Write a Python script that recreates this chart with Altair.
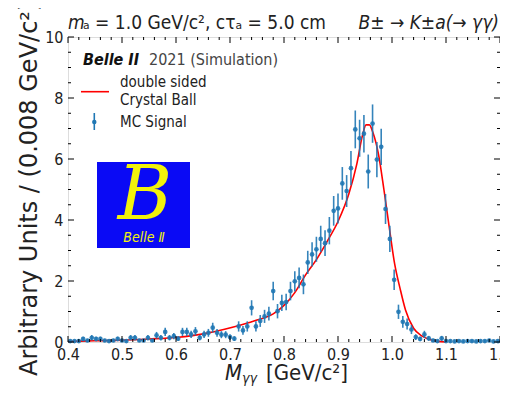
import altair as alt
import pandas as pd

# ---------------- data ----------------
bin_centers = [round(0.404 + 0.008 * i, 3) for i in range(100)]
counts = [
    0.03, 0.03, 0.03, 0.10, 0.05, 0.14, 0.10, 0.10, 0.05, 0.03,
    0.05, 0.10, 0.05, 0.03, 0.14, 0.14, 0.05, 0.05, 0.14, 0.05,
    0.22, 0.14, 0.33, 0.14, 0.19, 0.11, 0.33, 0.33, 0.25, 0.35,
    0.14, 0.25, 0.30, 0.47, 0.30, 0.24, 0.24, 0.16, 0.11, 0.51,
    0.38, 0.51, 1.12, 0.51, 0.69, 0.84, 0.93, 1.67, 1.01, 1.28,
    1.31, 1.67, 1.99, 2.10, 1.89, 2.61, 2.87, 3.04, 3.38, 3.24,
    3.65, 4.30, 4.38, 5.20, 4.95, 5.70, 6.97, 6.68, 6.83, 5.59,
    7.16, 5.98, 6.40, 4.36, 3.38, 2.04, 0.99, 0.66, 0.59, 0.41,
    0.16, 0.10, 0.25, 0.12, 0.05, 0.03, 0.12, 0.03, 0.03, 0.02,
    0.03, 0.02, 0.03, 0.03, 0.02, 0.03, 0.03, 0.05, 0.02, 0.03,
]
errors = [
    0.041, 0.041, 0.041, 0.074, 0.053, 0.088, 0.074, 0.074, 0.053, 0.041,
    0.053, 0.074, 0.053, 0.041, 0.088, 0.088, 0.053, 0.053, 0.088, 0.053,
    0.110, 0.088, 0.135, 0.088, 0.102, 0.078, 0.135, 0.135, 0.118, 0.139,
    0.088, 0.118, 0.129, 0.161, 0.129, 0.115, 0.115, 0.094, 0.078, 0.168,
    0.145, 0.168, 0.249, 0.168, 0.195, 0.215, 0.227, 0.304, 0.236, 0.266,
    0.269, 0.304, 0.332, 0.341, 0.323, 0.380, 0.398, 0.410, 0.432, 0.423,
    0.449, 0.487, 0.492, 0.536, 0.523, 0.561, 0.620, 0.607, 0.614, 0.556,
    0.629, 0.575, 0.595, 0.491, 0.432, 0.336, 0.234, 0.191, 0.181, 0.150,
    0.094, 0.074, 0.118, 0.081, 0.053, 0.041, 0.081, 0.041, 0.041, 0.033,
    0.041, 0.033, 0.041, 0.041, 0.033, 0.041, 0.041, 0.053, 0.033, 0.041,
]
curve_x = [0.40, 0.45, 0.50, 0.55, 0.60, 0.63, 0.66, 0.69, 0.72, 0.75,
           0.78, 0.80, 0.82, 0.84, 0.86, 0.88, 0.90, 0.92, 0.935, 0.945,
           0.952, 0.958, 0.965, 0.975, 0.985, 0.995, 1.005, 1.015, 1.025,
           1.04, 1.055, 1.07, 1.085, 1.10]
curve_y = [0.02, 0.04, 0.06, 0.10, 0.15, 0.21, 0.30, 0.42, 0.56, 0.72,
           0.92, 1.20, 1.62, 2.20, 2.70, 3.30, 3.95, 4.85, 5.85, 6.75,
           7.12, 7.12, 6.85, 6.15, 5.00, 3.75, 2.55, 1.75, 1.05,
           0.45, 0.20, 0.08, 0.02, 0.00]
x_major = [0.4, 0.5, 0.6, 0.7, 0.8, 0.9, 1.0, 1.1, 1.2]
x_minor = [round(0.4 + 0.02 * i, 2) for i in range(41) if i % 5 != 0]
y_major = [0, 2, 4, 6, 8, 10]
y_minor = [0.5 * i for i in range(21) if i % 4 != 0]

W, H = 432, 305
FC = "DejaVu Sans Condensed, DejaVu Sans"
BLUE = "#1f77b4"

pts = pd.DataFrame({"x": bin_centers, "y": counts,
                    "lo": [c - e for c, e in zip(counts, errors)],
                    "hi": [c + e for c, e in zip(counts, errors)]})
crv = pd.DataFrame({"x": curve_x, "y": curve_y})

xs = alt.Scale(domain=[0.4, 1.2], nice=False, zero=False)
ys = alt.Scale(domain=[0, 10], nice=False, zero=True)

x_axis = alt.Axis(values=x_major, format=".1f", ticks=False, domain=False, grid=False,
                  labelFont=FC, labelFontSize=16, labelPadding=4, labelColor="#222",
                  labelFlush=False, labelOverlap=False, title=None)
y_axis = alt.Axis(values=y_major, format="d", ticks=False, domain=False, grid=False,
                  labelFont=FC, labelFontSize=16, labelPadding=5, labelColor="#222",
                  labelOverlap=False, title=None)

curve = alt.Chart(crv).mark_line(color="#ff0000", strokeWidth=1.6, interpolate="monotone").encode(
    x=alt.X("x:Q", scale=xs, axis=x_axis), y=alt.Y("y:Q", scale=ys, axis=y_axis))
ebars = alt.Chart(pts).mark_rule(color=BLUE, strokeWidth=1.6, opacity=0.9).encode(
    x=alt.X("x:Q", scale=xs), y=alt.Y("lo:Q", scale=ys), y2="hi:Q")
dots = alt.Chart(pts).mark_point(filled=True, size=22, color=BLUE, opacity=0.9).encode(
    x=alt.X("x:Q", scale=xs), y=alt.Y("y:Q", scale=ys))

def xticks(vals, length, top):
    d = pd.DataFrame({"x": vals})
    if top:
        return alt.Chart(d).mark_rule(color="black", strokeWidth=1).encode(
            x=alt.X("x:Q", scale=xs), y=alt.value(0), y2=alt.value(length))
    return alt.Chart(d).mark_rule(color="black", strokeWidth=1).encode(
        x=alt.X("x:Q", scale=xs), y=alt.value(H), y2=alt.value(H - length))

def yticks(vals, length, right):
    d = pd.DataFrame({"y": vals})
    if right:
        return alt.Chart(d).mark_rule(color="black", strokeWidth=1).encode(
            y=alt.Y("y:Q", scale=ys), x=alt.value(W), x2=alt.value(W - length))
    return alt.Chart(d).mark_rule(color="black", strokeWidth=1).encode(
        y=alt.Y("y:Q", scale=ys), x=alt.value(0), x2=alt.value(length))

ticks = [xticks(x_major, 6, False), xticks(x_minor, 3, False),
         xticks(x_major, 6, True), xticks(x_minor, 3, True),
         yticks(y_major, 6, False), yticks(y_minor, 3, False),
         yticks(y_major, 6, True), yticks(y_minor, 3, True)]

one = pd.DataFrame({"a": [0]})

def txt(s, x, y, size, font=FC, style="normal", weight="normal", align="left",
        color="#222", angle=0, baseline="alphabetic"):
    return alt.Chart(one).mark_text(text=s, font=font, fontSize=size, fontStyle=style,
                                    fontWeight=weight, align=align, baseline=baseline,
                                    color=color, angle=angle).encode(
        x=alt.value(x), y=alt.value(y))

texts = [
    # header
    txt("m", 0, -8, 19, style="italic"),
    txt("\u2090 = 1.0 GeV/c\u00b2, c\u03c4\u2090 = 5.0 cm", 15, -8, 19),
    txt("B\u00b1 \u2192 K\u00b1a(\u2192 \u03b3\u03b3)", W - 1, -8, 19, style="italic", align="right"),
    # axis titles
    txt("M", 157, H + 38, 22, style="italic"),
    txt("\u03b3\u03b3", 174, H + 41, 14, style="italic"),
    txt("[GeV/c\u00b2]", 198, H + 38, 22),
    txt("Arbitrary Units / (0.008 GeV/c\u00b2)", -31, 339, 24, font="DejaVu Sans", angle=270),
    # legend
    txt("Belle II", 15, 28, 16, style="italic", weight="bold", color="#111"),
    txt("2021 (Simulation)", 81, 28, 16, color="#444"),
    txt("double sided", 52, 50, 15),
    txt("Crystal Ball", 52, 68, 15),
    txt("MC Signal", 52, 90, 15),
]

leg_line = alt.Chart(one).mark_rule(color="#ff0000", strokeWidth=1.6).encode(
    x=alt.value(13), x2=alt.value(41), y=alt.value(54.7))
leg_bar = alt.Chart(one).mark_rule(color=BLUE, strokeWidth=1.6).encode(
    x=alt.value(26.3), y=alt.value(76), y2=alt.value(93))
leg_dot = alt.Chart(one).mark_point(filled=True, size=20, color=BLUE, opacity=1).encode(
    x=alt.value(26.3), y=alt.value(85))

logo_rect = alt.Chart(one).mark_rect(color="#0a0af5").encode(
    x=alt.value(29), x2=alt.value(122), y=alt.value(125), y2=alt.value(211))
logo_b = txt("B", 77, 160, 74, font="DejaVu Serif", style="italic", color="#f2f20c",
             align="center", baseline="middle")
logo_t = txt("Belle \u2161", 76, 205, 14, style="italic", color="#f2f20c", align="center")

chart = alt.layer(curve, ebars, dots, *ticks, *texts, leg_line, leg_bar, leg_dot,
                  logo_rect, logo_b, logo_t).properties(
    width=W, height=H,
    autosize=alt.AutoSizeParams(type="none"),
    padding={"left": 60, "top": 29, "right": 0, "bottom": 44},
).configure_view(stroke="black", strokeWidth=1.3).configure(background="white")

chart.save("out.html", embed_options={"renderer": "svg", "actions": False})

## PROBLEM DETAILS
Leave out the pictures and repeat the lines from the start of the material through the line with "import pandas as pd", inclusive.

## SOLUTION FOR THIS TASK
Write a Python script that recreates this chart with Altair.
import altair as alt
import pandas as pd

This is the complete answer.